The deeper point is that the field’s future depends on a chain of hard achievements, not on one clever idea. Researchers need better qubits, better control systems, better error correction, better algorithms and better evidence for specific applications. Progress in any one area helps, but none of it removes the need for the others.

The realistic promise

The article’s most useful corrective is its insistence that quantum computing should be judged as a specialized technology. The best case is not a quantum computer on every desk. It is a future in which quantum processors sit alongside classical supercomputers and handle a narrow set of tasks for which quantum behavior is the natural language of the problem.
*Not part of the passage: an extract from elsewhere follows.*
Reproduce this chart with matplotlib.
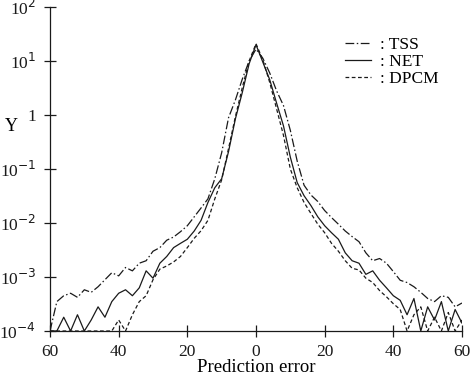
import numpy as np
import matplotlib
matplotlib.use("Agg")
import matplotlib.pyplot as plt

plt.rcParams['font.family'] = ['Liberation Serif', 'DejaVu Serif']

x_err = list(range(-60, 61, 2))

tss = [0, 3.5e-4, 4.5e-4, 5.0e-4, 4.2e-4, 5.8e-4, 5.2e-4, 6.6e-4, 8.9e-4, 1.2e-3,
       1.05e-3, 1.5e-3, 1.3e-3, 1.8e-3, 2.0e-3, 3.0e-3, 3.5e-3, 4.8e-3, 5.5e-3, 6.9e-3,
       8.9e-3, 1.3e-2, 1.9e-2, 2.8e-2, 6.6e-2, 0.20, 0.89, 1.9, 4.6, 10.0,
       16.6,
       11.2, 6.0, 2.8, 1.5, 0.52, 0.14, 5.0e-2, 3.3e-2, 2.5e-2, 1.7e-2,
       1.26e-2, 9.5e-3, 7.1e-3, 5.6e-3, 4.5e-3, 2.8e-3, 2.0e-3, 2.2e-3, 1.8e-3, 1.26e-3,
       8.7e-4, 7.9e-4, 6.6e-4, 5.2e-4, 4.0e-4, 3.5e-4, 4.5e-4, 4.2e-4, 2.8e-4, 3.3e-4]

net = [0, 0, 1.8e-4, 0, 2.0e-4, 0, 1.6e-4, 2.8e-4, 1.8e-4, 3.5e-4,
       5.0e-4, 5.8e-4, 4.5e-4, 6.3e-4, 1.3e-3, 9.5e-4, 1.8e-3, 2.4e-3, 3.5e-3, 4.2e-3,
       5.0e-3, 7.1e-3, 1.12e-2, 2.4e-2, 4.5e-2, 6.6e-2, 0.21, 0.85, 2.6, 8.9,
       20.0,
       9.5, 4.5, 1.66, 0.63, 0.166, 5.6e-2, 3.2e-2, 2.1e-2, 1.3e-2, 8.9e-3,
       6.6e-3, 5.0e-3, 2.8e-3, 2.0e-3, 1.8e-3, 1.12e-3, 1.3e-3, 8.7e-4, 6.3e-4, 4.5e-4,
       3.7e-4, 2.0e-4, 4.0e-4, 0, 2.8e-4, 1.6e-4, 3.5e-4, 0, 2.5e-4, 1.4e-4]

dpcm = [0, 0, 0, 0, 0, 0, 0, 0, 0, 0,
        1.6e-4, 0, 2.0e-4, 3.5e-4, 4.5e-4, 8.9e-4, 1.4e-3, 1.6e-3, 1.9e-3, 2.4e-3,
        3.5e-3, 5.2e-3, 7.2e-3, 1.12e-2, 2.8e-2, 6.3e-2, 0.24, 0.93, 3.2, 10.0,
        20.9,
        10.5, 4.0, 1.3, 0.42, 0.10, 4.5e-2, 2.4e-2, 1.5e-2, 9.5e-3, 6.6e-3,
        4.2e-3, 3.0e-3, 2.0e-3, 1.45e-3, 1.35e-3, 9.5e-4, 7.9e-4, 5.6e-4, 4.3e-4, 3.2e-4,
        2.5e-4, 0, 2.0e-4, 2.8e-4, 0, 1.8e-4, 0, 2.2e-4, 0, 1.6e-4]

labels = [": TSS", ": NET", ": DPCM"]
xticks = [-60, -40, -20, 0, 20, 40, 60]
xticklabels = ["60", "40", "20", "0", "20", "40", "60"]
yticks = [1e2, 1e1, 1e0, 1e-1, 1e-2, 1e-3, 1e-4]
yticklabels = ["10$^{2}$", "10$^{1}$", "1", "10$^{-1}$", "10$^{-2}$", "10$^{-3}$", "10$^{-4}$"]

fig = plt.figure(figsize=(4.7, 3.8), dpi=100)
ax = fig.add_axes([50/470, 1-331/380, 412/470, 324/380])

floor = 1e-4
col = '#1a1a1a'
styles = [(0, (7, 2, 1.2, 2)), '-', (0, (3, 2))]
for series, lab, ls in zip([tss, net, dpcm], labels, styles):
    ax.plot(x_err, np.clip(series, floor, None), color=col, lw=0.9, ls=ls, label=lab)

ax.set_yscale('log')
ax.set_ylim(1e-4, 1e2)
ax.set_xlim(-60, 60)
ax.set_xticks(xticks)
ax.set_xticklabels(xticklabels)
ax.set_yticks(yticks)
ax.set_yticklabels(yticklabels)
ax.yaxis.set_minor_locator(matplotlib.ticker.NullLocator())
ax.tick_params(direction='inout', length=8, width=0.9, labelsize=12.5, colors='#1a1a1a')
ax.tick_params(axis='x', pad=5)
ax.tick_params(axis='y', pad=6)
for s in ['top', 'right']:
    ax.spines[s].set_visible(False)
for s in ['left', 'bottom']:
    ax.spines[s].set_linewidth(0.9)
    ax.spines[s].set_color('#1a1a1a')

ax.set_xlabel("Prediction error", fontsize=13.5, labelpad=0)
ax.set_ylabel("Y", fontsize=13, rotation=0)
ax.yaxis.set_label_coords(-0.095, 0.605)

leg = ax.legend(loc='upper left', bbox_to_anchor=((338-50)/412, 1-(30-7)/324),
                frameon=False, fontsize=12.5, handlelength=1.5, handletextpad=0.5,
                labelspacing=0.05, borderaxespad=0)

fig.savefig("out.png", dpi=100)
The most plausible applications involve simulating quantum systems themselves. Chemistry, materials science and some branches of physics all run into limits because classical computers struggle to represent interacting quantum particles. A quantum computer could, in principle, model those systems more directly. That could improve the search for new materials, catalysts or drugs, though the article avoids claiming that any such payoff is guaranteed.

The piece closes with a healthy skepticism toward confident forecasts. The science is real, and the engineering progress is impressive, but anyone claiming to know exactly when quantum computers will become broadly useful is guessing. The honest view is more interesting: quantum computing has advanced enough that its promise cannot be dismissed, but not enough that its most ambitious claims should be accepted on faith.

That makes the “revolution” in the title conditional. Quantum computers may well change the world, especially in cryptography and quantum simulation. But the revolution will depend on whether engineers can turn exquisitely fragile physics into machines that are large, stable and useful. Until then, the most important fact about quantum computing is not that it is hype or destiny. It is that the decisive test is still ahead.